# Any news on digital books?



## increaso (Jun 5, 2010)

The title says it.

As I understand it, there was an intention for the Black Library digital book thing to get some coverage at GDUK.

Does anyone have any news with particular reference to whether the back catalogue is going to be available and whether it's just going to be novels/short stories/ezine or whether the ninety odd page books like xenology will be available?


----------



## Daz (Sep 26, 2010)

I'm hoping for some good news here, too. I was so happy when I saw that they were going to distribute books online. I had just purchased my eBook reader when I found out, which helps a little there


----------



## Phil73805 (Feb 28, 2010)

Black Library Digital had a quiet presence at GDUK. Their e-book store will be going live in mid-October and will have formats for the iPad, Kindle and iPhone amongst others.

They intend to eventually have their entire catalogue available, though begged for patience as this will obviously take time.


----------



## Wusword77 (Aug 11, 2008)

Phil73805 said:


> Black Library Digital had a quiet presence at GDUK. Their e-book store will be going live in mid-October and will have formats for the iPad, Kindle and iPhone amongst others.
> 
> They intend to eventually have their entire catalogue available, though begged for patience as this will obviously take time.

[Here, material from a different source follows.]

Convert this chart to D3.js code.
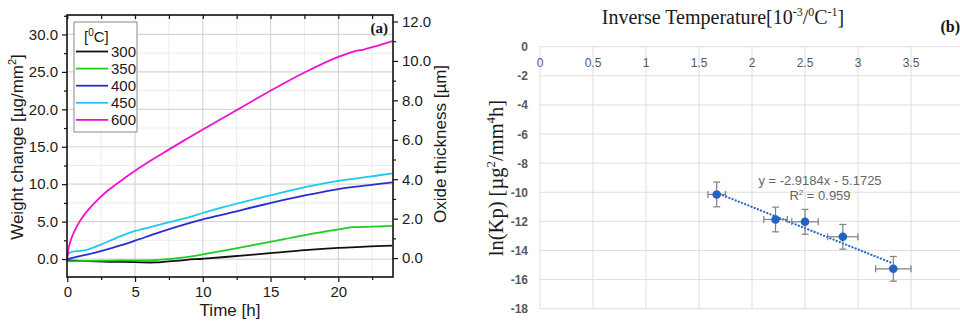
<!DOCTYPE html>
<html>
<head>
<meta charset="utf-8">
<script src="https://cdn.jsdelivr.net/npm/d3@7"></script>
<style>
  html, body { margin: 0; padding: 0; background: #fff; }
  svg { display: block; }
</style>
</head>
<body>
<svg id="chart" width="960" height="322"></svg>
<script>
// ---------- Panel (a): weight gain vs time ----------
const temps = ["300", "350", "400", "450", "600"];
const colors = ["#111111", "#1fcc1f", "#2b2bd6", "#1ec8ee", "#f20fd0"];

// [time h, weight change µg/mm²]
const series300 = [[0,-0.18],[1.5,-0.28],[3.15,-0.36],[5,-0.42],[6.5,-0.45],[8.8,-0.1],[10,0.04],[11.64,0.27],[14.96,0.78],[17.54,1.2],[20,1.5],[22,1.65],[24,1.8]];
const series350 = [[0,-0.3],[1.5,-0.25],[3.15,-0.2],[5,-0.18],[6.5,-0.14],[8.8,0.25],[10,0.62],[11.64,1.15],[14.96,2.3],[17.54,3.2],[20,3.95],[21.1,4.25],[22.46,4.32],[24,4.44]];
const series400 = [[0,0],[0.84,0.35],[2.07,0.85],[3.99,1.85],[5,2.45],[6.84,3.6],[8.8,4.7],[10,5.3],[11.64,6.0],[14.96,7.47],[17.54,8.5],[20,9.35],[22.46,9.9],[24,10.25]];
const series450 = [[0,0.4],[0.15,0.8],[0.4,1.0],[1.0,1.1],[1.58,1.3],[2.56,2.0],[3.99,3.1],[5,3.75],[6.84,4.6],[8.5,5.35],[10,6.15],[11.64,7.0],[14.96,8.5],[17.54,9.6],[20,10.45],[22.46,11.05],[24,11.45]];
const series600 = [[0,0],[0.08,1.3],[0.22,2.3],[0.47,3.5],[0.84,4.8],[1.33,6.1],[2.07,7.6],[2.8,8.85],[3.99,10.5],[5,11.8],[6.84,13.9],[8.44,15.65],[10,17.3],[11.64,19.0],[14.96,22.45],[17.54,24.95],[20,27.0],[21.4,27.85],[21.8,27.95],[24,29.1]];
const seriesA = [series300, series350, series400, series450, series600];

const timeTicks = [0, 5, 10, 15, 20];
const weightTicks = [0, 5, 10, 15, 20, 25, 30];
const thicknessTicks = [0, 2, 4, 6, 8, 10, 12];

// ---------- Panel (b): Arrhenius plot ----------
const invTemp = [1.667, 2.222, 2.5, 2.857, 3.333];
const lnKp = [-10.15, -11.87, -12.03, -13.06, -15.26];
const invTempErr = [0.083, 0.111, 0.125, 0.143, 0.167];
const lnKpErr = [0.85, 0.85, 0.85, 0.85, 0.85];
const fitSlope = -2.9184, fitIntercept = -5.1725, fitR2 = 0.959;
const invTempTicks = [0, 0.5, 1, 1.5, 2, 2.5, 3, 3.5, 4];
const lnKpTicks = [0, -2, -4, -6, -8, -10, -12, -14, -16, -18];

const svg = d3.select("#chart");
const sans = "'Liberation Sans', Arial, sans-serif";
const serif = "'Liberation Serif', 'Times New Roman', serif";

// ===== Panel (a) =====
const A = { left: 67, right: 393, top: 15, bottom: 277 };
const x = d3.scaleLinear().domain([0, 24]).range([A.left + 0.3, A.right - 0.5]);
const y = d3.scaleLinear().domain([-2.4, 32.6]).range([A.bottom, A.top]);
const y2 = d3.scaleLinear().domain([-0.96, 12.33]).range([A.bottom, A.top]);

const ga = svg.append("g");

// minor grid
const minorT = d3.range(2.5, 24, 5);
const minorW = d3.range(-2.5, 33, 5).filter(v => v > -2.4);
ga.append("g").selectAll("line").data(minorT).join("line")
  .attr("x1", d => x(d)).attr("x2", d => x(d)).attr("y1", A.top).attr("y2", A.bottom)
  .attr("stroke", "#ececec").attr("stroke-width", 1);
ga.append("g").selectAll("line").data(minorW).join("line")
  .attr("x1", A.left).attr("x2", A.right).attr("y1", d => y(d)).attr("y2", d => y(d))
  .attr("stroke", "#ececec").attr("stroke-width", 1);
// major grid
ga.append("g").selectAll("line").data(timeTicks.filter(d => d > 0)).join("line")
  .attr("x1", d => x(d)).attr("x2", d => x(d)).attr("y1", A.top).attr("y2", A.bottom)
  .attr("stroke", "#d6d6d6").attr("stroke-width", 1.2);
ga.append("g").selectAll("line").data(weightTicks).join("line")
  .attr("x1", A.left).attr("x2", A.right).attr("y1", d => y(d)).attr("y2", d => y(d))
  .attr("stroke", "#d6d6d6").attr("stroke-width", 1.2);

// curves
const line = d3.line().x(d => x(d[0])).y(d => y(d[1])).curve(d3.curveCatmullRom.alpha(0.5));
ga.append("g").selectAll("path").data(seriesA).join("path")
  .attr("d", line).attr("fill", "none")
  .attr("stroke", (d, i) => colors[i]).attr("stroke-width", 1.8)
  .attr("stroke-linejoin", "round");

// axes
const fmt1 = d3.format(".1f");
ga.append("g").attr("transform", `translate(0,${A.bottom})`)
  .call(d3.axisBottom(x).tickValues(timeTicks).tickSize(5).tickPadding(4).tickFormat(d3.format("d")));
ga.append("g").attr("transform", `translate(0,${A.bottom})`)
  .call(d3.axisBottom(x).tickValues(minorT).tickSize(3).tickFormat(""));
ga.append("g").attr("transform", `translate(0,${A.top})`)
  .call(d3.axisBottom(x).tickValues(timeTicks.concat(minorT)).tickSize(4).tickFormat(""));

ga.append("g").attr("transform", `translate(${A.left},0)`)
  .call(d3.axisLeft(y).tickValues(weightTicks).tickSize(5).tickPadding(4).tickFormat(fmt1));
ga.append("g").attr("transform", `translate(${A.left},0)`)
  .call(d3.axisLeft(y).tickValues(minorW).tickSize(3).tickFormat(""));

ga.append("g").attr("transform", `translate(${A.right},0)`)
  .call(d3.axisRight(y2).tickValues(thicknessTicks).tickSize(5).tickPadding(4).tickFormat(fmt1));
ga.append("g").attr("transform", `translate(${A.right},0)`)
  .call(d3.axisRight(y2).tickValues(d3.range(1, 12.5, 2)).tickSize(3).tickFormat(""));

ga.selectAll(".domain").remove();
ga.selectAll(".tick line").attr("stroke", "#111").attr("stroke-width", 1.2);
ga.selectAll(".tick text").attr("font-family", sans).attr("font-size", 15).attr("fill", "#1a1a1a");

// frame
ga.append("rect").attr("x", A.left).attr("y", A.top)
  .attr("width", A.right - A.left).attr("height", A.bottom - A.top)
  .attr("fill", "none").attr("stroke", "#111").attr("stroke-width", 1.6);

// axis titles
ga.append("text").attr("x", 230).attr("y", 316).attr("text-anchor", "middle")
  .attr("font-family", sans).attr("font-size", 17).attr("fill", "#1a1a1a").text("Time [h]");
const wt = ga.append("text").attr("transform", "translate(23,147) rotate(-90)").attr("text-anchor", "middle")
  .attr("font-family", sans).attr("font-size", 17).attr("fill", "#1a1a1a");
wt.append("tspan").text("Weight change [µg/mm");
wt.append("tspan").attr("font-size", 11).attr("dy", -7).text("2");
wt.append("tspan").attr("dy", 7).text("]");
ga.append("text").attr("transform", "translate(446,144) rotate(-90)").attr("text-anchor", "middle")
  .attr("font-family", sans).attr("font-size", 17).attr("fill", "#1a1a1a").text("Oxide thickness [µm]");
ga.append("text").attr("x", 388).attr("y", 33).attr("text-anchor", "end")
  .attr("font-family", serif).attr("font-weight", "bold").attr("font-size", 15).attr("fill", "#111").text("(a)");

// legend
const lg = ga.append("g");
lg.append("rect").attr("x", 74).attr("y", 22).attr("width", 63).attr("height", 110)
  .attr("fill", "#fff").attr("stroke", "#8a8a8a").attr("stroke-width", 1);
const lt = lg.append("text").attr("x", 84).attr("y", 42)
  .attr("font-family", sans).attr("font-size", 15).attr("fill", "#1a1a1a");
lt.append("tspan").text("[");
lt.append("tspan").attr("font-size", 10).attr("dy", -6).text("0");
lt.append("tspan").attr("dy", 6).text("C]");
const items = lg.selectAll("g.item").data(temps).join("g").attr("class", "item")
  .attr("transform", (d, i) => `translate(0,${51.5 + i * 17.1})`);
items.append("line").attr("x1", 76).attr("x2", 108).attr("y1", 0).attr("y2", 0)
  .attr("stroke", (d, i) => colors[i]).attr("stroke-width", 1.8);
items.append("text").attr("x", 111).attr("y", 5.5)
  .attr("font-family", sans).attr("font-size", 15).attr("fill", "#1a1a1a").text(d => d);

// ===== Panel (b) =====
const B = { left: 540, top: 46.7, bottom: 308.7 };
const bx = d3.scaleLinear().domain([0, 4]).range([B.left, B.left + 424]);
const by = d3.scaleLinear().domain([-18, 0]).range([B.bottom, B.top]);
const gb = svg.append("g");

gb.append("g").selectAll("line").data(invTempTicks).join("line")
  .attr("x1", d => bx(d)).attr("x2", d => bx(d)).attr("y1", B.top).attr("y2", B.bottom)
  .attr("stroke", "#dedede").attr("stroke-width", 1);
gb.append("g").selectAll("line").data(lnKpTicks).join("line")
  .attr("x1", B.left).attr("x2", 964).attr("y1", d => by(d)).attr("y2", d => by(d))
  .attr("stroke", "#dedede").attr("stroke-width", 1);

// x tick labels sit just below the top axis line
gb.append("g").selectAll("text").data(invTempTicks.filter(d => d < 4)).join("text")
  .attr("x", d => bx(d)).attr("y", 67).attr("text-anchor", "middle")
  .attr("font-family", sans).attr("font-size", 12).attr("fill", "#595959")
  .text(d => d3.format("")(d));
gb.append("g").selectAll("text").data(lnKpTicks).join("text")
  .attr("x", 528).attr("y", d => by(d) + 4.5).attr("text-anchor", "end")
  .attr("font-family", sans).attr("font-size", 12).attr("font-weight", "bold").attr("fill", "#595959")
  .text(d => d);

// title
const tt = gb.append("text").attr("x", 723).attr("y", 24).attr("text-anchor", "middle")
  .attr("font-family", serif).attr("font-size", 20).attr("fill", "#1a1a1a");
tt.append("tspan").text("Inverse Temperature[10");
tt.append("tspan").attr("font-size", 12).attr("dy", -8).text("-3");
tt.append("tspan").attr("dy", 8).text("/");
tt.append("tspan").attr("font-size", 12).attr("dy", -8).text("0");
tt.append("tspan").attr("dy", 8).text("C");
tt.append("tspan").attr("font-size", 12).attr("dy", -8).text("-1");
tt.append("tspan").attr("dy", 8).text("]");
gb.append("text").attr("x", 960).attr("y", 32).attr("text-anchor", "end")
  .attr("font-family", serif).attr("font-weight", "bold").attr("font-size", 16).attr("fill", "#111").text("(b)");

// y title
const yt = gb.append("text").attr("transform", "translate(503,178) rotate(-90)").attr("text-anchor", "middle")
  .attr("font-family", serif).attr("font-size", 20.5).attr("fill", "#1a1a1a");
yt.append("tspan").text("ln(Kp) [µg");
yt.append("tspan").attr("font-size", 13).attr("dy", -8).text("2");
yt.append("tspan").attr("dy", 8).text("/mm");
yt.append("tspan").attr("font-size", 13).attr("dy", -8).text("4");
yt.append("tspan").attr("dy", 8).text("h]");

// trendline
const fitX = d3.extent(invTemp);
gb.append("line")
  .attr("x1", bx(fitX[0])).attr("y1", by(fitSlope * fitX[0] + fitIntercept))
  .attr("x2", bx(fitX[1])).attr("y2", by(fitSlope * fitX[1] + fitIntercept))
  .attr("stroke", "#2a66c8").attr("stroke-width", 2.2)
  .attr("stroke-dasharray", "0.1,3.3").attr("stroke-linecap", "round");

// error bars
const pts = invTemp.map((v, i) => ({ x: v, y: lnKp[i], ex: invTempErr[i], ey: lnKpErr[i] }));
const eb = gb.append("g").attr("stroke", "#7f7f7f").attr("stroke-width", 1.2);
pts.forEach(p => {
  eb.append("line").attr("x1", bx(p.x)).attr("x2", bx(p.x)).attr("y1", by(p.y - p.ey)).attr("y2", by(p.y + p.ey));
  eb.append("line").attr("x1", bx(p.x) - 3.5).attr("x2", bx(p.x) + 3.5).attr("y1", by(p.y - p.ey)).attr("y2", by(p.y - p.ey));
  eb.append("line").attr("x1", bx(p.x) - 3.5).attr("x2", bx(p.x) + 3.5).attr("y1", by(p.y + p.ey)).attr("y2", by(p.y + p.ey));
  eb.append("line").attr("x1", bx(p.x - p.ex)).attr("x2", bx(p.x + p.ex)).attr("y1", by(p.y)).attr("y2", by(p.y));
  eb.append("line").attr("x1", bx(p.x - p.ex)).attr("x2", bx(p.x - p.ex)).attr("y1", by(p.y) - 3.5).attr("y2", by(p.y) + 3.5);
  eb.append("line").attr("x1", bx(p.x + p.ex)).attr("x2", bx(p.x + p.ex)).attr("y1", by(p.y) - 3.5).attr("y2", by(p.y) + 3.5);
});

gb.append("g").selectAll("circle").data(pts).join("circle")
  .attr("cx", d => bx(d.x)).attr("cy", d => by(d.y)).attr("r", 4.3)
  .attr("fill", "#2363c4");

// equation
const eq = gb.append("g").attr("font-family", sans).attr("font-size", 13).attr("fill", "#666").attr("text-anchor", "middle");
eq.append("text").attr("x", 820).attr("y", 185)
  .text(`y = ${fitSlope}x - ${Math.abs(fitIntercept)}`);
const r2 = eq.append("text").attr("x", 820).attr("y", 200);
r2.append("tspan").text("R");
r2.append("tspan").attr("font-size", 8).attr("dy", -5).text("2");
r2.append("tspan").attr("dy", 5).text(` = ${fitR2}`);
</script>
</body>
</html>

I'm not sure how much time it would really take. Most books have to stored as a file type, you just need a conversion program. Unless BL is using an old school printing press


----------



## Daz (Sep 26, 2010)

There is usually more to it than just changing the file format and putting them on the site, but I don't know how much they would actually have to do since they own and publish all of the books themselves already.

I guess it depends on what DRM and stuff they're putting on the eBooks. They may also be testing the books on various readers, just to be sure.

I just finished reading all of the good books I have on my Kobo, so I want this to hurry up


----------



## Pyroriffic (Feb 28, 2010)

I'm not sure about the P.O.D. range - I'll direct the question to the Right Person [tm] and let you know.


----------



## increaso (Jun 5, 2010)

Thank you for the information/assistance so far.

I presently have too many books (is that actually possible?) and i am seriously considering a Kindle, or the like, to replace the Black Library stuff. However, I think i might develop a tic if half my BL collection is digital and half paper.


----------



## Pyroriffic (Feb 28, 2010)

Hi

Have asked the BL Digital team re: P.O.D. titles and it looks like yes, they will probably ultimately feature in the digital range. However, not immediately!


----------



## World Eater XII (Dec 12, 2008)

I think my eyes would bleed after reading from a screen for to long!


----------



## Daz (Sep 26, 2010)

That's actually not an issue as long as you have the right reader.

Something like an iPad is a pain to read from as it has a backlight, like a computer screen. An e-ink device, such as the kobo, doesn't have a backlight, and actually looks like real paper. Reading from it is just the same.


----------



## increaso (Jun 5, 2010)

Found this:


_It’s fitting to close this report with the Black Library, which, it’s fair to say, seemed to own Games Day 2010. What with the roll out of their writing talent, the announcement of the new open submissions period and their sales booth in prime position in the centre of the mail hall, it’s easy to see that the success of Games Workshop’s publishing arm has seen it grow in stature. Sunday’s announcement of Black Library’s new digital books was well-received and will bring the battlefields of both Warhammer worlds to iPads everywhere when they launch later this autumn. *Delivering the full range of the publisher’s books – both those currently in print and those which sold out years ago *– will delight many who remember the early releases, including Ian Watson’s iconic Space Marine, so fondly._

http://www.sfx.co.uk/2010/09/27/games-day-2010-report/

Whoop whoop!


----------



## Cloysterpete (Apr 30, 2010)

I wonder why the report mentions ipads specifically?, there media devices not e-readers. Same with the promo image on black library, it's all ipad this and ipod touch that, not a Kindle or Sony reader in sight. Not many non-e-book readers seem to realise that hardly anyone actually uses their ipad as a reading device, serious readers read on a Kindle. Amazon outsells the itunes store in e-book sales by a vast amount and 80% of those books are read on it's Kindle devices. 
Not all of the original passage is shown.